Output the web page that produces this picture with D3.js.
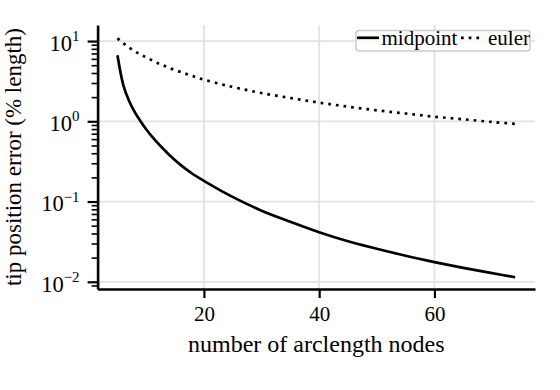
<!DOCTYPE html>
<html>
<head>
<meta charset="utf-8">
<script src="https://cdn.jsdelivr.net/npm/d3@7"></script>
<style>
  body { margin: 0; background: #fff; }
  svg { font-family: "Liberation Serif", "Times New Roman", serif; }
</style>
</head>
<body>
<div id="chart"></div>
<script>
// arclength node counts (x) and tip error in % length
const nodes = [5, 6, 7, 8, 9, 10, 11, 12, 13, 14, 16, 18, 20, 23, 26, 30, 35, 40, 45, 50, 55, 60, 65, 70, 74];
const midpoint = [6.64, 2.85, 1.8, 1.3, 1.0, 0.79, 0.645, 0.535, 0.45, 0.38, 0.284, 0.222, 0.181, 0.136, 0.105, 0.077, 0.056, 0.0415, 0.032, 0.0258, 0.0211, 0.0176, 0.0149, 0.0128, 0.0114];
const euler = [10.8, 9.4, 8.3, 7.45, 6.8, 6.25, 5.75, 5.3, 4.95, 4.63, 4.1, 3.67, 3.3, 2.9, 2.58, 2.25, 1.95, 1.71, 1.52, 1.37, 1.25, 1.14, 1.06, 0.98, 0.93];

const xTicks = [20, 40, 60];
const yTicks = [1e-2, 1e-1, 1e0, 1e1];

const width = 560, height = 390;
const margin = { top: 25, right: 25, bottom: 101, left: 97.6 };

const svg = d3.select("#chart").append("svg")
  .attr("width", width)
  .attr("height", height);

const x = d3.scaleLinear()
  .domain([1.55, 77.45])
  .range([margin.left, width - margin.right]);

const y = d3.scaleLog()
  .domain([Math.pow(10, -2.09), Math.pow(10, 1.2)])
  .range([height - margin.bottom, margin.top]);

// grid
const grid = svg.append("g").attr("stroke", "#e2e2e2").attr("stroke-width", 1.8);
grid.selectAll("line.gx").data(xTicks).join("line")
  .attr("x1", d => x(d)).attr("x2", d => x(d))
  .attr("y1", y.range()[1]).attr("y2", y.range()[0]);
grid.selectAll("line.gy").data(yTicks).join("line")
  .attr("y1", d => y(d)).attr("y2", d => y(d))
  .attr("x1", x.range()[0]).attr("x2", x.range()[1]);

// lines
const series = [
  { name: "midpoint", values: midpoint, dash: null },
  { name: "euler", values: euler, dash: "2.7,5" }
];

const line = d3.line()
  .x(d => x(d[0]))
  .y(d => y(d[1]))
  .curve(d3.curveCatmullRom.alpha(0.5));

svg.append("g").selectAll("path")
  .data(series)
  .join("path")
  .attr("d", s => line(nodes.map((n, i) => [n, s.values[i]])))
  .attr("fill", "none")
  .attr("stroke", "#000")
  .attr("stroke-width", 2.7)
  .attr("stroke-dasharray", s => s.dash);

// x axis
const xAxis = svg.append("g")
  .attr("transform", `translate(0,${y.range()[0]})`)
  .call(d3.axisBottom(x).tickValues(xTicks).tickSize(9).tickPadding(8).tickSizeOuter(0))
  .attr("font-family", null)
  .attr("font-size", 21);
xAxis.select(".domain").attr("stroke-width", 2.6);
xAxis.selectAll(".tick line").attr("stroke-width", 2.2);
xAxis.selectAll(".tick text").attr("fill", "#000");

// y minor ticks
const yMinor = [];
for (let e = -3; e <= 1; e++) {
  for (let m = 2; m <= 9; m++) {
    const v = m * Math.pow(10, e);
    if (v >= y.domain()[0] && v <= y.domain()[1]) yMinor.push(v);
  }
}
svg.append("g")
  .attr("transform", `translate(${x.range()[0]},0)`)
  .call(d3.axisLeft(y).tickValues(yMinor).tickSize(6).tickFormat(""))
  .call(g => g.select(".domain").remove())
  .selectAll(".tick line").attr("stroke-width", 1.6);

// y axis
const yAxis = svg.append("g")
  .attr("transform", `translate(${x.range()[0]},0)`)
  .call(d3.axisLeft(y).tickValues(yTicks).tickSize(10).tickPadding(8).tickSizeOuter(0).tickFormat(""))
  .attr("font-family", null)
  .attr("font-size", 22.5);
yAxis.select(".domain").attr("stroke-width", 2.6);
yAxis.selectAll(".tick line").attr("stroke-width", 2.2);
yAxis.selectAll(".tick text")
  .attr("fill", "#000")
  .attr("dy", "0.42em")
  .each(function (d) {
    const t = d3.select(this);
    t.append("tspan").text("10");
    t.append("tspan")
      .attr("font-size", 15)
      .attr("dy", "-0.65em")
      .text(String(Math.round(Math.log10(d))).replace("-", "\u2212"));
  });

// axis labels
svg.append("text")
  .attr("x", (x.range()[0] + x.range()[1]) / 2)
  .attr("y", 352)
  .attr("text-anchor", "middle")
  .attr("font-size", 24)
  .text("number of arclength nodes");

svg.append("text")
  .attr("transform", `translate(20.5,${(y.range()[0] + y.range()[1]) / 2}) rotate(-90)`)
  .attr("text-anchor", "middle")
  .attr("font-size", 23)
  .text("tip position error (% length)");

// legend
const legend = svg.append("g");
legend.append("rect")
  .attr("x", 356).attr("y", 30.5)
  .attr("width", 174).attr("height", 20.5)
  .attr("rx", 3)
  .attr("fill", "#fff").attr("fill-opacity", 0.8)
  .attr("stroke", "#cccccc").attr("stroke-width", 1.5);

const legendX = [357, 461];
const item = legend.selectAll("g.item").data(series).join("g")
  .attr("transform", (d, i) => `translate(${legendX[i]},0)`);
item.append("line")
  .attr("x1", 0).attr("x2", 22)
  .attr("y1", 37.8).attr("y2", 37.8)
  .attr("stroke", "#000").attr("stroke-width", 2.7)
  .attr("stroke-dasharray", d => d.dash);
item.append("text")
  .attr("x", (d, i) => i === 0 ? 24.5 : 27)
  .attr("y", 45)
  .attr("font-size", 21)
  .text(d => d.name);
</script>
</body>
</html>
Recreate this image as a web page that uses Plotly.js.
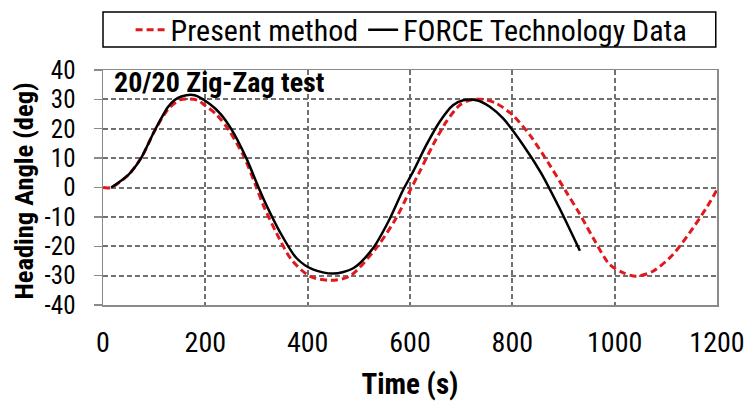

++++++++++

Write out the records above exactly as they appear, leaving out any pictures.

Output the web page that produces this picture with D3.js.
<!DOCTYPE html>
<html>
<head>
<meta charset="utf-8">
<script src="https://cdn.jsdelivr.net/npm/d3@7"></script>
<style>
  body { margin: 0; background: #fff; }
  svg { font-family: "Liberation Serif", "Times New Roman", serif; }
</style>
</head>
<body>
<div id="chart"></div>
<script>
// arclength node counts (x) and tip error in % length
const nodes = [5, 6, 7, 8, 9, 10, 11, 12, 13, 14, 16, 18, 20, 23, 26, 30, 35, 40, 45, 50, 55, 60, 65, 70, 74];
const midpoint = [6.64, 2.85, 1.8, 1.3, 1.0, 0.79, 0.645, 0.535, 0.45, 0.38, 0.284, 0.222, 0.181, 0.136, 0.105, 0.077, 0.056, 0.0415, 0.032, 0.0258, 0.0211, 0.0176, 0.0149, 0.0128, 0.0114];
const euler = [10.8, 9.4, 8.3, 7.45, 6.8, 6.25, 5.75, 5.3, 4.95, 4.63, 4.1, 3.67, 3.3, 2.9, 2.58, 2.25, 1.95, 1.71, 1.52, 1.37, 1.25, 1.14, 1.06, 0.98, 0.93];

const xTicks = [20, 40, 60];
const yTicks = [1e-2, 1e-1, 1e0, 1e1];

const width = 560, height = 390;
const margin = { top: 25, right: 25, bottom: 101, left: 97.6 };

const svg = d3.select("#chart").append("svg")
  .attr("width", width)
  .attr("height", height);

const x = d3.scaleLinear()
  .domain([1.55, 77.45])
  .range([margin.left, width - margin.right]);

const y = d3.scaleLog()
  .domain([Math.pow(10, -2.09), Math.pow(10, 1.2)])
  .range([height - margin.bottom, margin.top]);

// grid
const grid = svg.append("g").attr("stroke", "#e2e2e2").attr("stroke-width", 1.8);
grid.selectAll("line.gx").data(xTicks).join("line")
  .attr("x1", d => x(d)).attr("x2", d => x(d))
  .attr("y1", y.range()[1]).attr("y2", y.range()[0]);
grid.selectAll("line.gy").data(yTicks).join("line")
  .attr("y1", d => y(d)).attr("y2", d => y(d))
  .attr("x1", x.range()[0]).attr("x2", x.range()[1]);

// lines
const series = [
  { name: "midpoint", values: midpoint, dash: null },
  { name: "euler", values: euler, dash: "2.7,5" }
];

const line = d3.line()
  .x(d => x(d[0]))
  .y(d => y(d[1]))
  .curve(d3.curveCatmullRom.alpha(0.5));

svg.append("g").selectAll("path")
  .data(series)
  .join("path")
  .attr("d", s => line(nodes.map((n, i) => [n, s.values[i]])))
  .attr("fill", "none")
  .attr("stroke", "#000")
  .attr("stroke-width", 2.7)
  .attr("stroke-dasharray", s => s.dash);

// x axis
const xAxis = svg.append("g")
  .attr("transform", `translate(0,${y.range()[0]})`)
  .call(d3.axisBottom(x).tickValues(xTicks).tickSize(9).tickPadding(8).tickSizeOuter(0))
  .attr("font-family", null)
  .attr("font-size", 21);
xAxis.select(".domain").attr("stroke-width", 2.6);
xAxis.selectAll(".tick line").attr("stroke-width", 2.2);
xAxis.selectAll(".tick text").attr("fill", "#000");

// y minor ticks
const yMinor = [];
for (let e = -3; e <= 1; e++) {
  for (let m = 2; m <= 9; m++) {
    const v = m * Math.pow(10, e);
    if (v >= y.domain()[0] && v <= y.domain()[1]) yMinor.push(v);
  }
}
svg.append("g")
  .attr("transform", `translate(${x.range()[0]},0)`)
  .call(d3.axisLeft(y).tickValues(yMinor).tickSize(6).tickFormat(""))
  .call(g => g.select(".domain").remove())
  .selectAll(".tick line").attr("stroke-width", 1.6);

// y axis
const yAxis = svg.append("g")
  .attr("transform", `translate(${x.range()[0]},0)`)
  .call(d3.axisLeft(y).tickValues(yTicks).tickSize(10).tickPadding(8).tickSizeOuter(0).tickFormat(""))
  .attr("font-family", null)
  .attr("font-size", 22.5);
yAxis.select(".domain").attr("stroke-width", 2.6);
yAxis.selectAll(".tick line").attr("stroke-width", 2.2);
yAxis.selectAll(".tick text")
  .attr("fill", "#000")
  .attr("dy", "0.42em")
  .each(function (d) {
    const t = d3.select(this);
    t.append("tspan").text("10");
    t.append("tspan")
      .attr("font-size", 15)
      .attr("dy", "-0.65em")
      .text(String(Math.round(Math.log10(d))).replace("-", "\u2212"));
  });

// axis labels
svg.append("text")
  .attr("x", (x.range()[0] + x.range()[1]) / 2)
  .attr("y", 352)
  .attr("text-anchor", "middle")
  .attr("font-size", 24)
  .text("number of arclength nodes");

svg.append("text")
  .attr("transform", `translate(20.5,${(y.range()[0] + y.range()[1]) / 2}) rotate(-90)`)
  .attr("text-anchor", "middle")
  .attr("font-size", 23)
  .text("tip position error (% length)");

// legend
const legend = svg.append("g");
legend.append("rect")
  .attr("x", 356).attr("y", 30.5)
  .attr("width", 174).attr("height", 20.5)
  .attr("rx", 3)
  .attr("fill", "#fff").attr("fill-opacity", 0.8)
  .attr("stroke", "#cccccc").attr("stroke-width", 1.5);

const legendX = [357, 461];
const item = legend.selectAll("g.item").data(series).join("g")
  .attr("transform", (d, i) => `translate(${legendX[i]},0)`);
item.append("line")
  .attr("x1", 0).attr("x2", 22)
  .attr("y1", 37.8).attr("y2", 37.8)
  .attr("stroke", "#000").attr("stroke-width", 2.7)
  .attr("stroke-dasharray", d => d.dash);
item.append("text")
  .attr("x", (d, i) => i === 0 ? 24.5 : 27)
  .attr("y", 45)
  .attr("font-size", 21)
  .text(d => d.name);
</script>
</body>
</html>
Recreate this image as a web page that uses Plotly.js.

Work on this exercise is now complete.